*** Source material ***
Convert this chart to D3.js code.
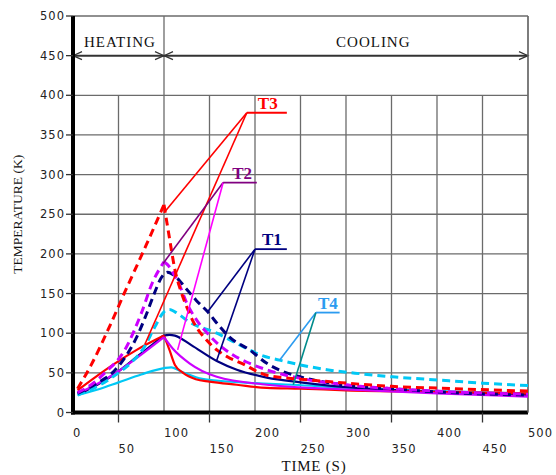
<!DOCTYPE html>
<html>
<head>
<meta charset="utf-8">
<script src="https://cdn.jsdelivr.net/npm/d3@7"></script>
<style>
  body { margin: 0; background: #fff; }
  svg { display: block; }
</style>
</head>
<body>
<svg id="chart" width="556" height="475"></svg>
<script>
// ---- measured curves: [time (s), temperature (K)] ----
const redDashed = [[5,30],[20,60],[40,108],[57,152],[80,210],[100,262],
  [106,220],[112,180],[118,155],[125,133],[132,115],[147,91],[158,79],[170,70],
  [189,60],[200,53],[213,47],[250,42],[280,39],[350,33],[420,30],[500,27]];
const redSolid = [[5,28],[25,45],[45,61],[70,79],[100,97],
  [106,79],[112,60],[121,50],[135,42],[150,39],[180,35],[213,31],[250,30],
  [300,28],[400,26],[500,24]];
const violetDashed = [[5,25],[20,35],[35,50],[57,79],[75,125],[87,163],[100,190],
  [105,185],[110,176],[118,158],[125,138],[135,118],[150,97],[175,73],[190,64],
  [210,55],[250,43],[300,35],[400,27],[500,23]];
const violetSolid = [[5,24],[25,35],[50,52],[75,73],[100,95],
  [110,80],[128,62],[158,45],[213,35],[300,29],[400,24],[500,20]];
const navyDashed = [[5,24],[25,36],[45,52],[63,80],[70,95],[80,122],[90,152],
  [97,170],[104,177],[112,172],[123,158],[135,142],[148,127],[160,110],
  [172,95],[194,79],[213,62],[230,52],[253,44],[296,35],[350,30],[400,26],[500,22]];
const navySolid = [[10,25],[30,37],[50,52],[70,70],[90,88],[100,97],[106,98],
  [112,97],[130,85],[158,65],[180,54],[213,44],[250,38],[300,32],[400,26],[500,22]];
const cyanDashed = [[5,22],[30,35],[50,50],[65,64],[78,82],[90,108],[100,127],
  [106,130],[112,127],[128,114],[158,100],[180,87],[194,79],[205,73],[227,66],
  [250,60],[279,54],[315,49],[351,45],[400,41],[450,37],[500,34]];
const cyanSolid = [[5,22],[30,30],[50,38],[75,48],[100,56],[108,57],[120,51],
  [139,43],[160,40],[200,37],[242,35],[300,31],[400,27],[500,24]];

// ---- axis ticks ----
const yTicks = [0,50,100,150,200,250,300,350,400,450,500];
const xTicksUpper = [0,100,200,300,400,500];
const xTicksLower = [50,150,250,350,450];
const gridY = [0,50,100,150,200,250,300,350,400];
const gridX = [0,50,100,150,200,250,300,350,400,450,500];

// ---- curve labels: name, vertex, underline end, targets ----
const labelNames = ["T3","T2","T1","T4"];
const labelVertex = [[191,378],[165,290],[200,206],[267,126]];
const labelLineEnd = [235,202,235,293];
const labelTargets = [
  [[100,252],[79,86]],
  [[99,188],[115,79]],
  [[148,127],[158,66]],
  [[227,66],[242,35]]
];

// ---- phase annotations ----
const phaseNames = ["HEATING","COOLING"];
const phaseSpan = [[0,100],[100,500]];
const phaseTextAt = [12,330];
const phaseLevel = 450;

const svg = d3.select("#chart");
const x = d3.scaleLinear().domain([0,500]).range([73,528]);
const y = d3.scaleLinear().domain([0,500]).range([412.5,16]);

svg.append("rect").attr("width",556).attr("height",475).attr("fill","#fff");

// ---- grid ----
const grid = svg.append("g").attr("stroke","#6b6b6b").attr("stroke-width",1.3).attr("fill","none");
gridY.forEach(v => grid.append("line")
  .attr("x1",x(0)).attr("x2",x(500)).attr("y1",y(v)).attr("y2",y(v)));
gridX.forEach(v => {
  const top = (v === 0 || v === 100 || v === 500) ? 500 : 400;
  grid.append("line").attr("x1",x(v)).attr("x2",x(v)).attr("y1",y(0)).attr("y2",y(top));
});
grid.append("line").attr("x1",x(0)).attr("x2",x(500)).attr("y1",y(500)).attr("y2",y(500));

// ---- phase arrows ----
const arr = svg.append("g").attr("stroke","#333").attr("fill","none");
arr.append("line").attr("x1",x(0)).attr("x2",x(500))
  .attr("y1",y(phaseLevel)).attr("y2",y(phaseLevel)).attr("stroke-width",2);
function chevron(tx, dir) {
  const py = y(phaseLevel);
  const px = x(tx);
  arr.append("path").attr("stroke-width",1.2)
    .attr("d", `M${px + dir*9},${py-4}L${px},${py}L${px + dir*9},${py+4}`);
}
phaseSpan.forEach(([a,b]) => { chevron(a, 1); chevron(b, -1); });
phaseNames.forEach((name,i) => {
  svg.append("text")
    .attr("x", x(phaseTextAt[i]))
    .attr("y", y(phaseLevel) - 9)
    .attr("text-anchor", i === 0 ? "start" : "middle")
    .attr("font-family","Liberation Serif, serif")
    .attr("font-size",15).attr("letter-spacing",1).attr("fill","#111")
    .text(name);
});

// ---- axes ----
svg.append("line").attr("x1",x(0)).attr("x2",x(0)).attr("y1",y(0)+2).attr("y2",y(500))
  .attr("stroke","#000").attr("stroke-width",4);
svg.append("line").attr("x1",x(0)-2).attr("x2",x(500)).attr("y1",y(0)).attr("y2",y(0))
  .attr("stroke","#000").attr("stroke-width",4);
svg.append("line").attr("x1",x(500)).attr("x2",x(500)).attr("y1",y(0)).attr("y2",y(500))
  .attr("stroke","#6b6b6b").attr("stroke-width",1.3);

const tickFont = "DejaVu Sans, sans-serif";
yTicks.forEach(v => {
  svg.append("line").attr("x1",x(0)-7).attr("x2",x(0)).attr("y1",y(v)).attr("y2",y(v))
    .attr("stroke","#333").attr("stroke-width",1.3);
  svg.append("text").attr("x",x(0)-8).attr("y",y(v)).attr("dy","0.36em")
    .attr("text-anchor","end").attr("font-family",tickFont).attr("font-size",11.5)
    .attr("letter-spacing",1).attr("fill","#222").text(v);
});
xTicksUpper.forEach(v => {
  svg.append("text").attr("x",x(v)).attr("y",437)
    .attr("font-family",tickFont).attr("font-size",11.5)
    .attr("letter-spacing",1).attr("fill","#222").text(v);
});
xTicksLower.forEach(v => {
  svg.append("line").attr("x1",x(v)).attr("x2",x(v)).attr("y1",y(0)).attr("y2",y(0)+10)
    .attr("stroke","#333").attr("stroke-width",1.3);
  svg.append("text").attr("x",x(v)).attr("y",453)
    .attr("font-family",tickFont).attr("font-size",11.5)
    .attr("letter-spacing",1).attr("fill","#222").text(v);
});

svg.append("text").attr("transform",`translate(22,${(y(0)+y(500))/2}) rotate(-90)`)
  .attr("text-anchor","middle").attr("font-family","Liberation Serif, serif")
  .attr("font-size",13.5).attr("fill","#111").text("TEMPERATURE (K)");
svg.append("text").attr("x",314).attr("y",471).attr("text-anchor","middle")
  .attr("font-family","Liberation Serif, serif").attr("font-size",15)
  .attr("letter-spacing",0.8).attr("fill","#111").text("TIME (S)");

// ---- curves ----
const series = [
  {pts: cyanSolid,    color: "#00c8f5", dashed: false, sharp: false},
  {pts: navySolid,    color: "#000080", dashed: false, sharp: false},
  {pts: redSolid,     color: "#ff0000", dashed: false, sharp: true},
  {pts: violetSolid,  color: "#cc00ff", dashed: false, sharp: true},
  {pts: cyanDashed,   color: "#00c8f5", dashed: true,  sharp: false},
  {pts: navyDashed,   color: "#000080", dashed: true,  sharp: false},
  {pts: violetDashed, color: "#cc00ff", dashed: true,  sharp: true},
  {pts: redDashed,    color: "#ff0000", dashed: true,  sharp: true}
];
const line = d3.line().x(d => x(d[0])).y(d => y(d[1])).curve(d3.curveMonotoneX);
const curves = svg.append("g").attr("fill","none");
series.forEach(s => {
  let parts = [s.pts];
  if (s.sharp) {
    const i = d3.maxIndex(s.pts, d => d[1]);
    parts = [s.pts.slice(0, i + 1), s.pts.slice(i)];
  }
  parts.forEach(p => curves.append("path").attr("d", line(p))
    .attr("stroke", s.color)
    .attr("stroke-width", s.dashed ? 3 : 2.2)
    .attr("stroke-dasharray", s.dashed ? "8,5" : null)
    .attr("stroke-linejoin","round"));
});

// ---- labels with leader lines ----
const labelColor = ["#ff0000","#800080","#000080","#2b9bf0"];
const leaderColors = [["#ff0000","#ff0000"],["#800080","#ff00ff"],["#000080","#000080"],["#2b9bf0","#008b8b"]];
const labelDx = [11, 9, 7, 2];
const labels = svg.append("g");
labelNames.forEach((name,i) => {
  const [vt, vT] = labelVertex[i];
  labelTargets[i].forEach((t,j) => labels.append("line")
    .attr("x1",x(vt)).attr("y1",y(vT)).attr("x2",x(t[0])).attr("y2",y(t[1]))
    .attr("stroke",leaderColors[i][j]).attr("stroke-width",1.6));
  labels.append("line").attr("x1",x(vt)).attr("x2",x(labelLineEnd[i]))
    .attr("y1",y(vT)).attr("y2",y(vT)).attr("stroke",labelColor[i]).attr("stroke-width",1.8);
  labels.append("text").attr("x",x(vt)+labelDx[i]).attr("y",y(vT)-4)
    .attr("font-family","Liberation Serif, serif").attr("font-weight","bold")
    .attr("font-size",17).attr("fill",labelColor[i]).text(name);
});
</script>
</body>
</html>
***
## [Requirements]
Search the data above for lines holding "chart" and copy each of them.

## [Exercise answer]
Convert this chart to D3.js code.
<svg id="chart" width="556" height="475"></svg>
const svg = d3.select("#chart");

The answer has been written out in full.